**Task directions:** Transcribe everything in the data word for word. Pictures are left out.

**Stored data:**
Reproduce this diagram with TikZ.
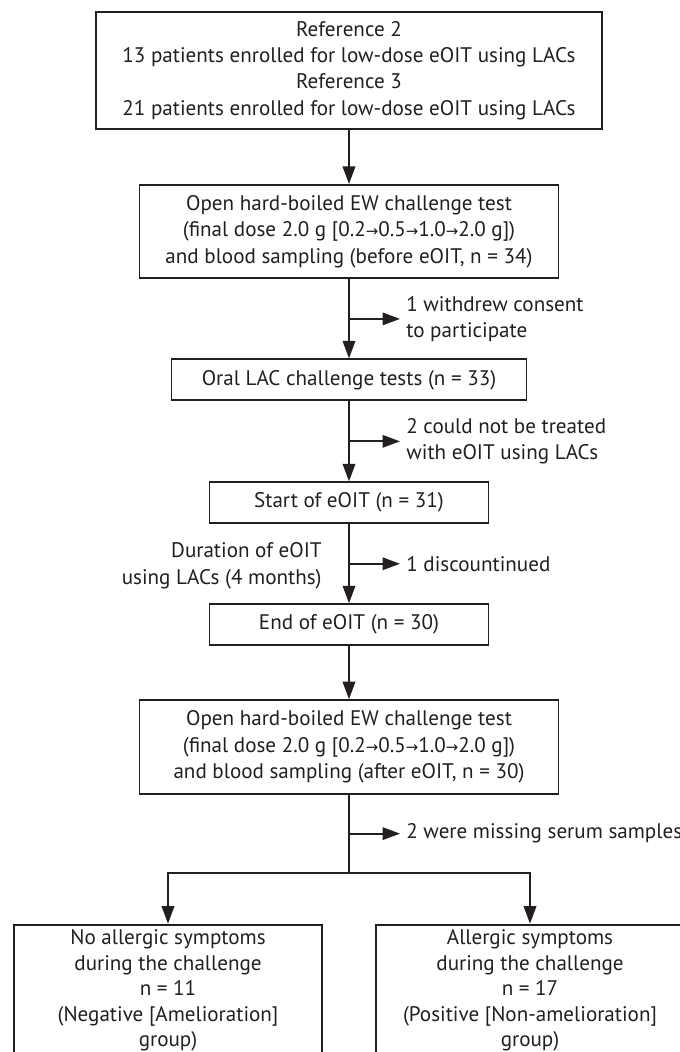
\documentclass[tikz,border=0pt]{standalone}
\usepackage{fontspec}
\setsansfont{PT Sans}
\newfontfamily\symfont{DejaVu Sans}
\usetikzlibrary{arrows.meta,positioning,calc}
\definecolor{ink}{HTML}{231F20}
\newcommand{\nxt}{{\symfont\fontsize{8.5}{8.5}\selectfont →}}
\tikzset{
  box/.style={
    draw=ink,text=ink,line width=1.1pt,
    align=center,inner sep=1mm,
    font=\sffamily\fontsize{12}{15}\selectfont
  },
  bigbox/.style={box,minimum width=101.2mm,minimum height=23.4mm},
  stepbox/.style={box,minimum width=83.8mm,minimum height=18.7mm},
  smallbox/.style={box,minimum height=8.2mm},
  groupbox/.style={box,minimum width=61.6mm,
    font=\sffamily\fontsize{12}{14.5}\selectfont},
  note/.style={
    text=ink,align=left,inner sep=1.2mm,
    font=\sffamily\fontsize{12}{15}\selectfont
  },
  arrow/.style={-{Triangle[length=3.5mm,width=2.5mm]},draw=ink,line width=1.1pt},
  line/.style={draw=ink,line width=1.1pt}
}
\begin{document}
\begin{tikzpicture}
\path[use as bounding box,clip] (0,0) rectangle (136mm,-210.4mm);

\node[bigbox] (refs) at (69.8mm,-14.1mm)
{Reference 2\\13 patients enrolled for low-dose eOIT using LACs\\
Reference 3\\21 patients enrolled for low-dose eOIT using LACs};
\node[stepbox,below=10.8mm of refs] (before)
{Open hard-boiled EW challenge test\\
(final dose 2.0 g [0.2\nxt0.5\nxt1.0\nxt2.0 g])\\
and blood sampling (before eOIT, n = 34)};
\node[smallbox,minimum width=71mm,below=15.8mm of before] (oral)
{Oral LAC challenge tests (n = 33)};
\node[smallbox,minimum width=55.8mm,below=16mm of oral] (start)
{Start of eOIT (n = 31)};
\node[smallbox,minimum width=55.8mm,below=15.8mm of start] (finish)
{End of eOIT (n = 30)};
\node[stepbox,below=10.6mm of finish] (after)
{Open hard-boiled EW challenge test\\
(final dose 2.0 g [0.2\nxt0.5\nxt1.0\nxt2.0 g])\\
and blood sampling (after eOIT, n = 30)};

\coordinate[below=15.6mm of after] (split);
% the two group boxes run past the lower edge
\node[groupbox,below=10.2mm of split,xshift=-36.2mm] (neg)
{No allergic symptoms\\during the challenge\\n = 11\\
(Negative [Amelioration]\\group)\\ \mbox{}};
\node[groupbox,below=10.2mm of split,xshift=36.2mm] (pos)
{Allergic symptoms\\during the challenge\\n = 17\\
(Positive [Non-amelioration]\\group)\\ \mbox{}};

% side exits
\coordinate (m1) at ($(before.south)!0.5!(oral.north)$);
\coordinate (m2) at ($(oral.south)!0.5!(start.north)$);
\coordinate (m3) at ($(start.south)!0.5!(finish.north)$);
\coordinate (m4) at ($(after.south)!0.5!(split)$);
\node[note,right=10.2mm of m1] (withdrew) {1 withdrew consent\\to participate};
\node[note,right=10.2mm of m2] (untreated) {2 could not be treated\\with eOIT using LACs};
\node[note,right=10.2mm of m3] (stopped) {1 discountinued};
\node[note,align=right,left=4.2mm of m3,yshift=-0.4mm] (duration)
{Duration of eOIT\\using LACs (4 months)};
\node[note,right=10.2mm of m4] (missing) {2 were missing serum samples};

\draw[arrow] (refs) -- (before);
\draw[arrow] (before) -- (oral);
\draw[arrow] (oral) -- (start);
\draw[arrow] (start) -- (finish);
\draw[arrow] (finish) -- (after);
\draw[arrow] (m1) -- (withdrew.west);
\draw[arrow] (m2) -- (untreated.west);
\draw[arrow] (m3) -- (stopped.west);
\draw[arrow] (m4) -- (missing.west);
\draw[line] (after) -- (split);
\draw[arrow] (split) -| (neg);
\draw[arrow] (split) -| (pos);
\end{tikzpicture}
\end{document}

**The result:**
Reproduce this diagram with TikZ.
\documentclass[tikz,border=0pt]{standalone}
\usepackage{fontspec}
\setsansfont{PT Sans}
\newfontfamily\symfont{DejaVu Sans}
\usetikzlibrary{arrows.meta,positioning,calc}
\definecolor{ink}{HTML}{231F20}
\newcommand{\nxt}{{\symfont\fontsize{8.5}{8.5}\selectfont →}}
\tikzset{
  box/.style={
    draw=ink,text=ink,line width=1.1pt,
    align=center,inner sep=1mm,
    font=\sffamily\fontsize{12}{15}\selectfont
  },
  bigbox/.style={box,minimum width=101.2mm,minimum height=23.4mm},
  stepbox/.style={box,minimum width=83.8mm,minimum height=18.7mm},
  smallbox/.style={box,minimum height=8.2mm},
  groupbox/.style={box,minimum width=61.6mm,
    font=\sffamily\fontsize{12}{14.5}\selectfont},
  note/.style={
    text=ink,align=left,inner sep=1.2mm,
    font=\sffamily\fontsize{12}{15}\selectfont
  },
  arrow/.style={-{Triangle[length=3.5mm,width=2.5mm]},draw=ink,line width=1.1pt},
  line/.style={draw=ink,line width=1.1pt}
}
\begin{document}
\begin{tikzpicture}
\path[use as bounding box,clip] (0,0) rectangle (136mm,-210.4mm);

\node[bigbox] (refs) at (69.8mm,-14.1mm)
{Reference 2\\13 patients enrolled for low-dose eOIT using LACs\\
Reference 3\\21 patients enrolled for low-dose eOIT using LACs};
\node[stepbox,below=10.8mm of refs] (before)
{Open hard-boiled EW challenge test\\
(final dose 2.0 g [0.2\nxt0.5\nxt1.0\nxt2.0 g])\\
and blood sampling (before eOIT, n = 34)};
\node[smallbox,minimum width=71mm,below=15.8mm of before] (oral)
{Oral LAC challenge tests (n = 33)};
\node[smallbox,minimum width=55.8mm,below=16mm of oral] (start)
{Start of eOIT (n = 31)};
\node[smallbox,minimum width=55.8mm,below=15.8mm of start] (finish)
{End of eOIT (n = 30)};
\node[stepbox,below=10.6mm of finish] (after)
{Open hard-boiled EW challenge test\\
(final dose 2.0 g [0.2\nxt0.5\nxt1.0\nxt2.0 g])\\
and blood sampling (after eOIT, n = 30)};

\coordinate[below=15.6mm of after] (split);
% the two group boxes run past the lower edge
\node[groupbox,below=10.2mm of split,xshift=-36.2mm] (neg)
{No allergic symptoms\\during the challenge\\n = 11\\
(Negative [Amelioration]\\group)\\ \mbox{}};
\node[groupbox,below=10.2mm of split,xshift=36.2mm] (pos)
{Allergic symptoms\\during the challenge\\n = 17\\
(Positive [Non-amelioration]\\group)\\ \mbox{}};

% side exits
\coordinate (m1) at ($(before.south)!0.5!(oral.north)$);
\coordinate (m2) at ($(oral.south)!0.5!(start.north)$);
\coordinate (m3) at ($(start.south)!0.5!(finish.north)$);
\coordinate (m4) at ($(after.south)!0.5!(split)$);
\node[note,right=10.2mm of m1] (withdrew) {1 withdrew consent\\to participate};
\node[note,right=10.2mm of m2] (untreated) {2 could not be treated\\with eOIT using LACs};
\node[note,right=10.2mm of m3] (stopped) {1 discountinued};
\node[note,align=right,left=4.2mm of m3,yshift=-0.4mm] (duration)
{Duration of eOIT\\using LACs (4 months)};
\node[note,right=10.2mm of m4] (missing) {2 were missing serum samples};

\draw[arrow] (refs) -- (before);
\draw[arrow] (before) -- (oral);
\draw[arrow] (oral) -- (start);
\draw[arrow] (start) -- (finish);
\draw[arrow] (finish) -- (after);
\draw[arrow] (m1) -- (withdrew.west);
\draw[arrow] (m2) -- (untreated.west);
\draw[arrow] (m3) -- (stopped.west);
\draw[arrow] (m4) -- (missing.west);
\draw[line] (after) -- (split);
\draw[arrow] (split) -| (neg);
\draw[arrow] (split) -| (pos);
\end{tikzpicture}
\end{document}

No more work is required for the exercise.